На остальных судах с утра до вечера подготовлялись наводчики, стреляя пулями из стволов Готчкиса, вставленных в каналы больших орудий. Целью были деревянные модели корабля, буксируемые полным ходом мимо в расстоянии 4–5 каб. Каждый наводчик делал по несколько сот выстрелов, чтобы сделаться хорошим стрелком. Неудачники заменялись другими. В два месяца получился новый комплект хороших стрелков, и комиссия получила таблицы стрельбы до 100 каб. расстоянием. В июне можно было приступить к одиночной стрельбе на ходу.

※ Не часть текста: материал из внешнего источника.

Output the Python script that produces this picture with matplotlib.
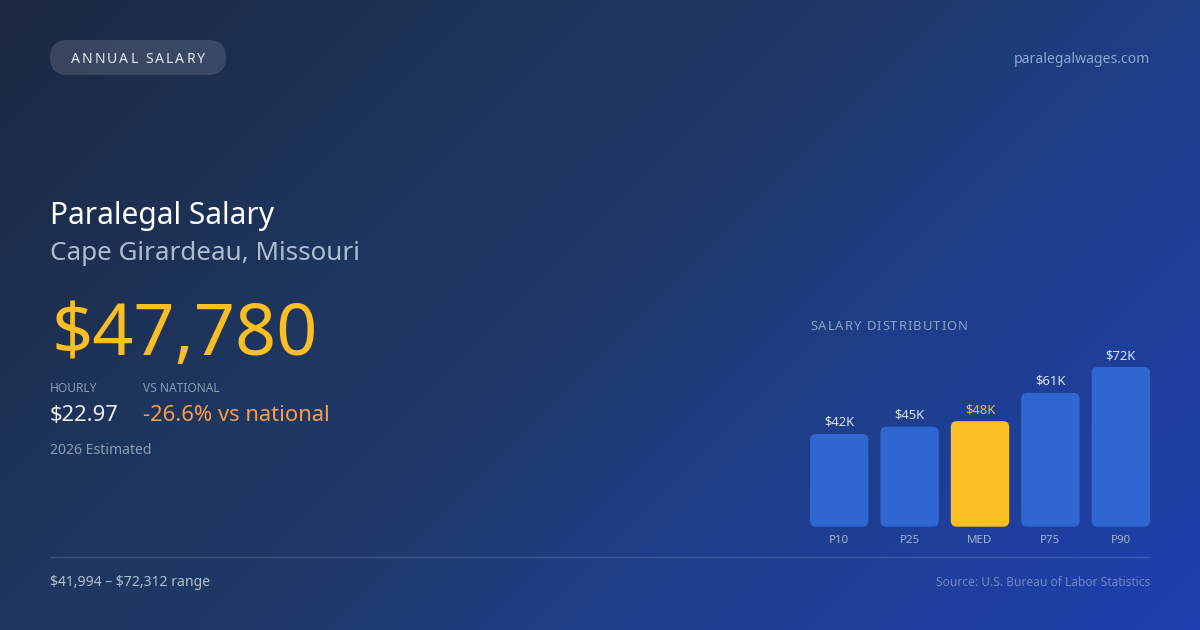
import matplotlib
matplotlib.use("Agg")
import matplotlib.pyplot as plt
import numpy as np
from matplotlib.patches import FancyBboxPatch
from matplotlib.colors import LinearSegmentedColormap

# ---------------- data ----------------
categories = ["P10", "P25", "MED", "P75", "P90"]
values = [41994, 45300, 47780, 60600, 72312]
bar_labels = ["$42K", "$45K", "$48K", "$61K", "$72K"]
highlight = "MED"

title = "Paralegal Salary"
subtitle = "Cape Girardeau, Missouri"
badge_text = "ANNUAL SALARY"
site = "paralegalwages.com"
big_value = "$47,780"
hourly_label = "HOURLY"
hourly_value = "$22.97"
vs_label = "VS NATIONAL"
vs_value = "-26.6% vs national"
estimate_note = "2026 Estimated"
range_text = "$41,994 – $72,312 range"
source_text = "Source: U.S. Bureau of Labor Statistics"
dist_title = "SALARY DISTRIBUTION"

# ---------------- figure ----------------
W, H = 1200, 630
FONT = ["Noto Sans", "DejaVu Sans"]
plt.rcParams["font.family"] = FONT
plt.rcParams["text.parse_math"] = False
fig = plt.figure(figsize=(W / 100, H / 100), dpi=100)

def px(v):  # pixel -> points
    return v * 0.72

# background gradient (135deg)
ax = fig.add_axes([0, 0, 1, 1])
ax.set_xlim(0, W)
ax.set_ylim(H, 0)
ax.axis("off")
xx, yy = np.meshgrid(np.linspace(0, W, 600), np.linspace(0, H, 315))
t = (xx + yy) / (W + H)
cmap = LinearSegmentedColormap.from_list(
    "bg",
    [(0.0, "#1c2940"), (0.34, "#1e3660"), (0.5, "#1e3a6a"),
     (0.66, "#1e3e88"), (1.0, "#1e40b0")])
ax.imshow(t, cmap=cmap, vmin=0, vmax=1, extent=(0, W, H, 0),
          aspect="auto", interpolation="bilinear", zorder=0)

renderer = fig.canvas.get_renderer()

def text_w(s, size):
    tt = ax.text(0, 0, s, fontsize=size)
    w = tt.get_window_extent(renderer).width
    tt.remove()
    return w

def spaced(x, y, s, size, spacing, color, ha="left", va="baseline"):
    ref = "I"
    wref = text_w(ref, size)
    offs = [0.0] + [text_w(s[:i] + ref, size) - wref for i in range(1, len(s))]
    total = text_w(s, size) + spacing * (len(s) - 1)
    if ha == "center":
        x0 = x - total / 2
    elif ha == "right":
        x0 = x - total
    else:
        x0 = x
    for i, ch in enumerate(s):
        if ch == " ":
            continue
        ax.text(x0 + offs[i] + spacing * i, y, ch, fontsize=size,
                color=color, ha="left", va=va, zorder=5)

# badge
badge = FancyBboxPatch((50, 40), 176, 35,
                       boxstyle="round,pad=0,rounding_size=17.5",
                       fc=(1, 1, 1, 0.13), ec="none", zorder=3)
ax.add_patch(badge)
spaced(138, 63, badge_text, px(14), 2.0, "#e2e8f0", ha="center")

ax.text(1150, 63, site, fontsize=px(14), color="#8fa6d0", ha="right", va="baseline")

# left texts
ax.text(50, 224, title, fontsize=px(30), color="#ffffff", va="baseline")
ax.text(50, 260, subtitle, fontsize=px(26), color="#aebdd2", va="baseline")
ax.text(51, 355, big_value, fontsize=px(72), color="#fbbf24", va="baseline")

ax.text(50, 392, hourly_label, fontsize=px(12), color="#8a9bb3", va="baseline")
ax.text(143, 392, vs_label, fontsize=px(12), color="#8a9bb3", va="baseline")
ax.text(50, 421, hourly_value, fontsize=px(22), color="#eef2f7", va="baseline")
ax.text(143, 421, vs_value, fontsize=px(22), color="#f59e4b", va="baseline")
ax.text(50, 454, estimate_note, fontsize=px(14), color="#8d9cb3", va="baseline")

# divider
ax.plot([50, 1150], [556.5, 556.5], color=(1, 1, 1, 0.14), lw=1, zorder=2)

ax.text(50, 586, range_text, fontsize=px(14), color="#b3bfd0", va="baseline")
ax.text(1150, 586, source_text, fontsize=px(12), color="#6d88c4",
        ha="right", va="baseline")

spaced(810, 330, dist_title, px(13), 1.0, "#8ea3c9")

# ---------------- bar chart ----------------
bar_left, bar_right = 810, 1150
bar_bottom_px, bar_top_px = 526.7, 367.0
pitch = (bar_right - bar_left - 58.4) / 4
wu = 58.4 / pitch
bax = fig.add_axes([bar_left / W, (H - bar_bottom_px) / H,
                    (bar_right - bar_left) / W, (bar_bottom_px - bar_top_px) / H])
bax.set_xlim(-wu / 2, len(categories) - 1 + wu / 2)
bax.set_ylim(0, max(values))
bax.axis("off")
bax.patch.set_alpha(0)

x = np.arange(len(categories))
colors = ["#fbbf24" if c == highlight else "#3066d0" for c in categories]
bars = bax.bar(x, values, width=wu, color=colors)

units_per_px_x = (len(categories) - 1 + wu) / (bar_right - bar_left)
units_per_px_y = max(values) / (bar_bottom_px - bar_top_px)
aspect = units_per_px_y / units_per_px_x
radius = 6 * units_per_px_x
for b, c in zip(bars, colors):
    b.set_visible(False)
    fb = FancyBboxPatch((b.get_x(), b.get_y()), b.get_width(), b.get_height(),
                        boxstyle=f"round,pad=0,rounding_size={radius}",
                        mutation_aspect=aspect, fc=c, ec="none", clip_on=False)
    bax.add_patch(fb)

for xi, v, lab, cat in zip(x, values, bar_labels, categories):
    col = "#fbbf24" if cat == highlight else "#dde6f5"
    bax.annotate(lab, (xi, v), xytext=(0, 8), textcoords="offset pixels",
                 ha="center", va="baseline", fontsize=px(13), color=col,
                 annotation_clip=False)
    bax.annotate(cat, (xi, 0), xytext=(0, -16.5), textcoords="offset pixels",
                 ha="center", va="baseline", fontsize=px(11.5), color="#a3b4d6",
                 annotation_clip=False)

fig.savefig("out.png", dpi=100)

Но, чтобы развлечь команду, я зашел в Севастополь и оттуда со всей эскадрой пошел гулять по портам Черного моря, производя на переходах эволюции, а иногда и двухсторонние маневры, задавая отряду миноносцев тактические задачи (напасть, например, на меня ночью или отыскать в море эскадру, вышедшую по неизвестному курсу). На языке черноморцев это называлось «кругосветным плаванием».

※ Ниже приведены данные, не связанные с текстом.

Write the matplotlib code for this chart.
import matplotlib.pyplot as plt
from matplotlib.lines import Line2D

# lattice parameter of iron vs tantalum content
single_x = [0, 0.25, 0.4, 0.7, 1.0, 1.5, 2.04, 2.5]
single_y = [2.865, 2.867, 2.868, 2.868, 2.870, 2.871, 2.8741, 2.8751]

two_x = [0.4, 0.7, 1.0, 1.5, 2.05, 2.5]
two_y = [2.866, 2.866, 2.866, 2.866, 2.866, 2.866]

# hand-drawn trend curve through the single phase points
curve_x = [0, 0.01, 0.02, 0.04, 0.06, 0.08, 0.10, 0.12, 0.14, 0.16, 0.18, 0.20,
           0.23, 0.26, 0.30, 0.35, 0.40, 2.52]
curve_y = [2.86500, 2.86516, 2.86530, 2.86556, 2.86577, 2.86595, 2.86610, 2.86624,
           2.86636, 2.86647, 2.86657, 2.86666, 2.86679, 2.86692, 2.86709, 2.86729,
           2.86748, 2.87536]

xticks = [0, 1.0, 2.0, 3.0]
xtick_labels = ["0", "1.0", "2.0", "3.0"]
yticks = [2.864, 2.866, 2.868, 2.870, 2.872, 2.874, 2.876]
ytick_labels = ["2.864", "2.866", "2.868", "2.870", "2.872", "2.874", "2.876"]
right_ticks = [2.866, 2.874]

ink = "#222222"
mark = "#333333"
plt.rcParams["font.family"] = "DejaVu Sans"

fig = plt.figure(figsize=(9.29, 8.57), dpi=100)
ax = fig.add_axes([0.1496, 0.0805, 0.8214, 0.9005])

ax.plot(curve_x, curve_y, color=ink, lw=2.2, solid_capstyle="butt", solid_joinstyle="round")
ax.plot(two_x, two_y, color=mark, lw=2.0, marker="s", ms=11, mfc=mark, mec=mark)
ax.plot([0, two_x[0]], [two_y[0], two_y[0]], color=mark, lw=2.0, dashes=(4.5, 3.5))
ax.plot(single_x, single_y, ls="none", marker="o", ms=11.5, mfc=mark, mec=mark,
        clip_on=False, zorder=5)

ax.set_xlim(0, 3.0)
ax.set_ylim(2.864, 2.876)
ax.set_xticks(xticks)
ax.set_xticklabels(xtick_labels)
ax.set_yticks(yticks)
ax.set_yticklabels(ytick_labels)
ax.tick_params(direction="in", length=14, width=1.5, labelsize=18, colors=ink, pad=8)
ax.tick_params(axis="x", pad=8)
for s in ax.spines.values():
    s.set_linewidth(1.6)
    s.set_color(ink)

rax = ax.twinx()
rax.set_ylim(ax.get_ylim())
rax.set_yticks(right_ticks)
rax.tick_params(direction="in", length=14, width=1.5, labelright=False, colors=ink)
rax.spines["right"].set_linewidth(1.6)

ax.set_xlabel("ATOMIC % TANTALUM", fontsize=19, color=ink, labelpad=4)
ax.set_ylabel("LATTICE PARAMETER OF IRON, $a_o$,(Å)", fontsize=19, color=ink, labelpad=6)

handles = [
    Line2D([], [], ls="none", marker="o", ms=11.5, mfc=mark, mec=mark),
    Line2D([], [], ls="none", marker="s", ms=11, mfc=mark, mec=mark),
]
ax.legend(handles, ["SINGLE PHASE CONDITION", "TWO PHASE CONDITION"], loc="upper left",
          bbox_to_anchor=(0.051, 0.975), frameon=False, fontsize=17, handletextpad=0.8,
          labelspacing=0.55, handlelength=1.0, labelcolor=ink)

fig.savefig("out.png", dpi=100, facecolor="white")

Мы зашли в Феодосию, Новороссийск, Туапсе, Сочи, Гагры, Сухум и Батум, а миноносный отряд, сверх того, посетил и все малые бухты: Керчь, Анапу, Геленджик, Новый Афон, Поти. В портах команда спускалась на берег, и на судах эскадры политика забылась. Из Батума я зашел в Синоп, так как хотелось посмотреть тот исторический рейд, где в 1853 году Нахимов разбил турецкий флот, из-за чего разгорелась крымская война. Турецкий генерал принял меня в своем канаке с почетным караулом, угощая черным кофе и сластями. Я его принял с таким же почетом и салютом по чину. От шампанского вначале он отказался, но когда его адъютант был уведен в кают-компанию (под каким-то предлогом), он с удовольствием осушил даже два бокала. Команда была здесь уволена на берег, турецкие солдаты угощали ее фруктами, вернулась на суда в совершенном порядке.
Из Синопа я зашел в бухту Ираклия на Анатолийском берегу, недалеко от входа в Босфор. Сама бухта ничем не замечательна, но в 15 милях отсюда, на самом берегу моря, имеются копи, снабжающие турецкий флот углем. Ввиду стратегического значения этой угольной станции я послал туда миноносный отряд ознакомиться с этим местом под предлогом пополнить уголь, хотя в угле надобности не было. В Ираклии я сделал визит генерал-губернатору прибрежной области. Это важный сановник с европейским образованием, хорошо говоривший по-французски. Он принимал меня торжественно в присутствии своего штаба и угощал кофе. Я пригласил его со штабом к обеду, за которым были тосты за Султана и Царя. Вместо шампанского ему наливался в бокал лимонад, но чины его штаба (два полковника и драгоман) пили вино исправно. Утром он прислал мне в подарок художественной работы смирнский ковер.